⟨
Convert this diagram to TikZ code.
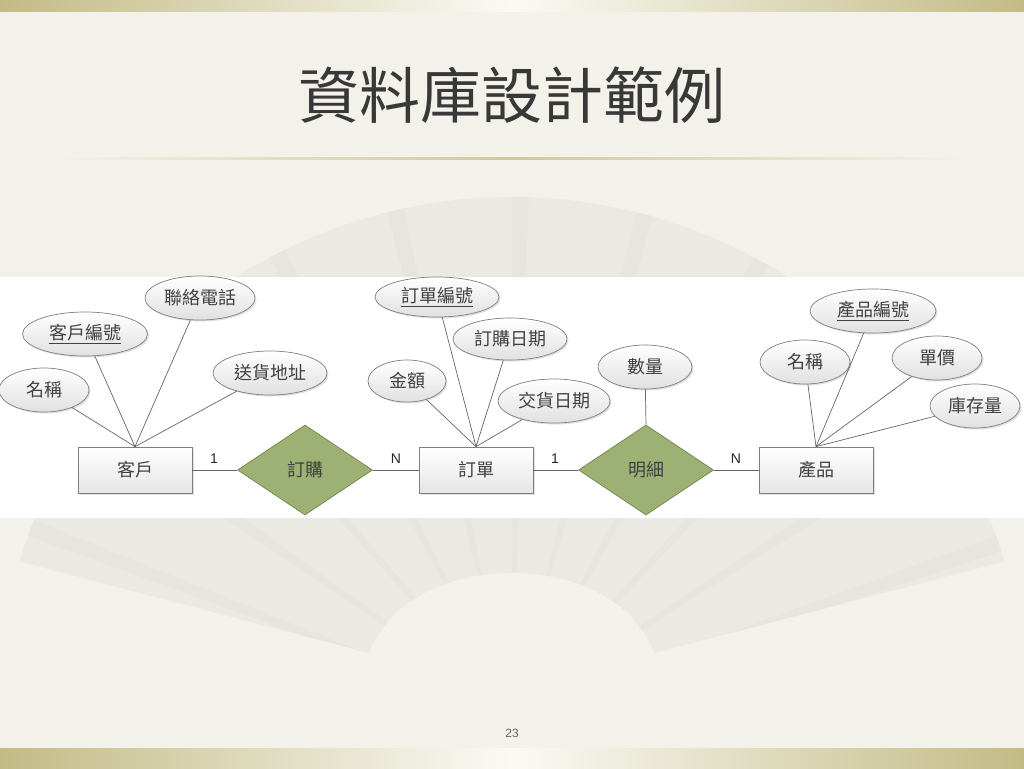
⟩
⟨
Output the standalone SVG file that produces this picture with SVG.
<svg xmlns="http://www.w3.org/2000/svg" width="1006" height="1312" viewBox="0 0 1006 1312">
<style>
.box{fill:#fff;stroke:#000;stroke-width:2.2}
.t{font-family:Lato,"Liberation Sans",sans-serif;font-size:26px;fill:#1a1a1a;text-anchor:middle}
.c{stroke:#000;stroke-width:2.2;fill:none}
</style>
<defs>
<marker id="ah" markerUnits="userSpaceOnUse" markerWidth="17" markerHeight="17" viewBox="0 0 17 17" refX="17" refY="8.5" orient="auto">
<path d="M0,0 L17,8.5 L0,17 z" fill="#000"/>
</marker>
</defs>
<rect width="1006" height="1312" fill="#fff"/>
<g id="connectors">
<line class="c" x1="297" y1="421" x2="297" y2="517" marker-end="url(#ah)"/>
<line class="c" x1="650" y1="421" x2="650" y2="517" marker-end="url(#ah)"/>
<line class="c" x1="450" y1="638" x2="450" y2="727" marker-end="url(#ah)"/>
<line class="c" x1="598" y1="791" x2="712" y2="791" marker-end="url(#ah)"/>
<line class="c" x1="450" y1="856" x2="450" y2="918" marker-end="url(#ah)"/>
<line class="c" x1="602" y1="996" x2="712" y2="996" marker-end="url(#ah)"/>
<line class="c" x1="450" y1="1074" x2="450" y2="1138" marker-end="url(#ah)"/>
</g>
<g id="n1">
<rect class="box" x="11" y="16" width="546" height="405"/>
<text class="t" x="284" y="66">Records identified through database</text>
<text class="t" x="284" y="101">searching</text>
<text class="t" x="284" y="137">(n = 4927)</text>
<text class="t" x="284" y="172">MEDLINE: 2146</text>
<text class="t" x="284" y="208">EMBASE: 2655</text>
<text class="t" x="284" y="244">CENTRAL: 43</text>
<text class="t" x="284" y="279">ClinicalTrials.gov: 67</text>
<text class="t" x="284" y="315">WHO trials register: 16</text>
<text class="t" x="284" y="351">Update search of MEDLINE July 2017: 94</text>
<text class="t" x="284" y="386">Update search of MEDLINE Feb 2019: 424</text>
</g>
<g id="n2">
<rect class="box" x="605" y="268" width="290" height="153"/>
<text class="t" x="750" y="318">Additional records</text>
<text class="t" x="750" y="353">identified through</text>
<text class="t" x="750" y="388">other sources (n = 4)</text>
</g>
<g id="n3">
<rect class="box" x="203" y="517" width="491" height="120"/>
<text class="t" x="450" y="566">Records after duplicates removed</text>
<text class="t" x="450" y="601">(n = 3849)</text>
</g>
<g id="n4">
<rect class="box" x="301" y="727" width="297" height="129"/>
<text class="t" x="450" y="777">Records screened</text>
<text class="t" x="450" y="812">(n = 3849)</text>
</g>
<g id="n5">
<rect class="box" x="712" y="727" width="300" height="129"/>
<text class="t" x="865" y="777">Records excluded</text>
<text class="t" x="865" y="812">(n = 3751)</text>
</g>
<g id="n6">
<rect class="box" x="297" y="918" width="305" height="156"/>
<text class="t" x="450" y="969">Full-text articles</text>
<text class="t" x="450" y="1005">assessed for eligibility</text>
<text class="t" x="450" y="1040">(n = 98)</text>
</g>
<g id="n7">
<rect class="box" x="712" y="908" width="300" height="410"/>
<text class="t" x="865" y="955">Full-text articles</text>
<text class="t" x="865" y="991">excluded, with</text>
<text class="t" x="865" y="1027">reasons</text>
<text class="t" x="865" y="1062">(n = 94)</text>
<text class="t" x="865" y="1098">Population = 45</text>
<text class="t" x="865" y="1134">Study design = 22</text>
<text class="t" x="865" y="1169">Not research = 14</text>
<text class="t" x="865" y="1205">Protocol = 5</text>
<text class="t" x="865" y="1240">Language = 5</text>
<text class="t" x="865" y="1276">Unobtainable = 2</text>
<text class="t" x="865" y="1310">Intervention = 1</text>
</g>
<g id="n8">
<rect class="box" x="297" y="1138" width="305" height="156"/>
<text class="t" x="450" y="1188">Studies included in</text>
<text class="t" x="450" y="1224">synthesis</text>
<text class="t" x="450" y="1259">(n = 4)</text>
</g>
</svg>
⟩
⟨
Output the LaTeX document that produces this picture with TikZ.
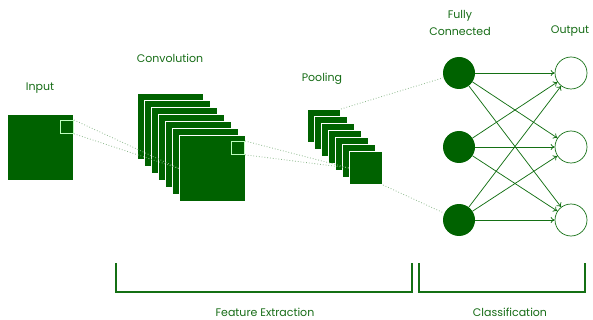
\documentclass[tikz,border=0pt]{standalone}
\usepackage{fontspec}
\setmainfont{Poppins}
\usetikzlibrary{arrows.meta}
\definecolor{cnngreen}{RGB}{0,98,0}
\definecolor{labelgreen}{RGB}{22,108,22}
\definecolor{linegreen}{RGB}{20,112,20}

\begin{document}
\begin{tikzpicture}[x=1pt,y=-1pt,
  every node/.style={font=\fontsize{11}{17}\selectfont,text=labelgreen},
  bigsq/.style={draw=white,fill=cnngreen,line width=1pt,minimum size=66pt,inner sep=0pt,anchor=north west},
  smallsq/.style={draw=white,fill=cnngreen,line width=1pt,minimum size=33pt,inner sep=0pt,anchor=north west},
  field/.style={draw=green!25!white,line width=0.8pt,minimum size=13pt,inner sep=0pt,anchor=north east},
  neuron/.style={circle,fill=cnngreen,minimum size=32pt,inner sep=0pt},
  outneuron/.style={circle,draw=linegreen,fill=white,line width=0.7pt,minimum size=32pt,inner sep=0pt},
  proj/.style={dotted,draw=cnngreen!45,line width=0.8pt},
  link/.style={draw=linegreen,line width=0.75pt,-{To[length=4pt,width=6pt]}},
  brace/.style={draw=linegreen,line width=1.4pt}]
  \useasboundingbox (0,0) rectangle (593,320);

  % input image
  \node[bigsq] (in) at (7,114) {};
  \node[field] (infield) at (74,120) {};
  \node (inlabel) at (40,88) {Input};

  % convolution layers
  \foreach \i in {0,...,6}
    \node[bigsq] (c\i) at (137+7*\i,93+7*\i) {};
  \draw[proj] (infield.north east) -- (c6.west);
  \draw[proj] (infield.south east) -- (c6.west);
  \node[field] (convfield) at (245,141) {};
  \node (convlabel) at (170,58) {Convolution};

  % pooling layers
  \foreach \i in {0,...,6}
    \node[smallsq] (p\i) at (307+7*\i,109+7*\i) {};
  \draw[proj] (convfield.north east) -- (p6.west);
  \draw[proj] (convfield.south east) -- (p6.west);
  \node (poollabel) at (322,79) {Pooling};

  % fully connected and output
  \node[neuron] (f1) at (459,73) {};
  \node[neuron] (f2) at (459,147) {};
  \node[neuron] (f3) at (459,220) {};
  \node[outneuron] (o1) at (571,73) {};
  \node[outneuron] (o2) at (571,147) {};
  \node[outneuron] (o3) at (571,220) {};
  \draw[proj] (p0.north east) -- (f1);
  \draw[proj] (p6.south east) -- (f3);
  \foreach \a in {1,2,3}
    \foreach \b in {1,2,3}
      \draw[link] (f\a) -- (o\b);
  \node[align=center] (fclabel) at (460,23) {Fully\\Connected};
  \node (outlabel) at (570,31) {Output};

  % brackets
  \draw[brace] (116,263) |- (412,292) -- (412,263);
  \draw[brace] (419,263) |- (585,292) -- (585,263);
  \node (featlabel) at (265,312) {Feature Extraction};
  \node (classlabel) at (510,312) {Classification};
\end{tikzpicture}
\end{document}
⟩
▸ WRITTEN REQUEST
Your task is to collect every line above that contains the word "this".

▸ ANSWER TO THE TASK
Convert this diagram to TikZ code.
Output the standalone SVG file that produces this picture with SVG.
Output the LaTeX document that produces this picture with TikZ.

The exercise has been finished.